Change in derivatives of a binary image

The above code is just a glimpse of how line extraction works. To see complete code click extract_line.

Character Segmentation and Exponential detection

After detecting all the lines we have to send the extracted line images to the text_segment function which will use openCV’s find contours to segment the characters and sort them using the function sort_contours described above where method is now set to left-to-right.
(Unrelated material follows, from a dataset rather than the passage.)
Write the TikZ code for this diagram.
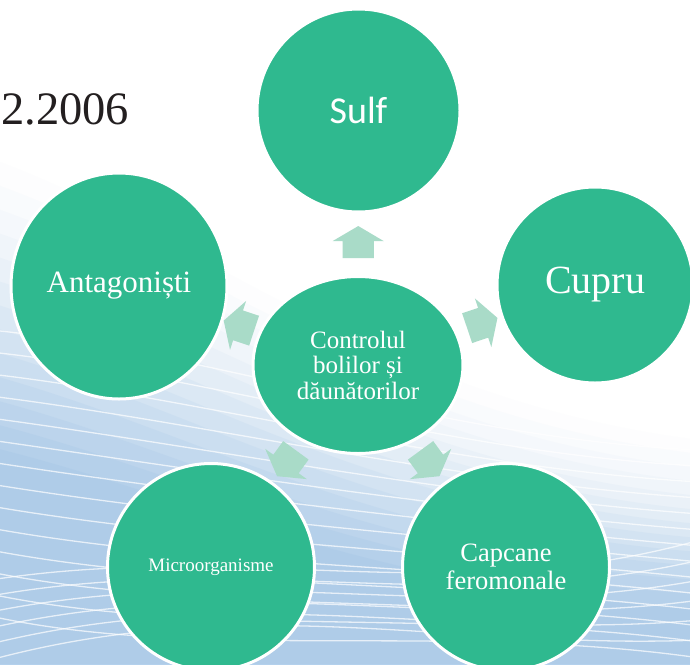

It’s easy for us to say whether the given number is an exponent or not but for the model it’s not that easy. Assuming that the exponents are at-least above half of the line, we can drew a baseline at the center of the image any character which is above the baseline is considered as an exponent.

Exponential detection

Optical Character Recognition

We can use MNIST dataset for digits (28*28 pixels) and Kaggle’s Handwritten Mathematical symbols dataset for symbols(45*45 pixels) to train the model.

MNIST IMAGES

How MNIST is actually created?

  1. Handwritten digits of 128 * 128 pixels collected from 500 different writers.
  2. A Gaussian filter is applied to the image to soften the edges
  3. The digit is then placed and centered into a square image by preserving the aspect ratio.
  4. The image is then down-sampled to 28 × 28 pixels using bi-cubic interpolation

Images of symbols are preprocessed in the same way as MNIST digits before training. The reason for preprocessing is that the two data-sets we have chosen have different characteristics like dimensions, thickness and line width this makes hard for the deep learning model to find the patterns. Preprocessing helps us reduce the variations among digits and symbols.

Almost 60,000 images of digits and preprocessed symbols were trained on Deep Columnar Convolutional Neural Network (DCCNN) a single deep and wide neural network architecture that offers near state-of-the-art performance like ensemble models on various image classification challenges, such as MNIST, CIFAR-10, and CIFAR-100 datasets. This model achieved atmost 96 % accuracy.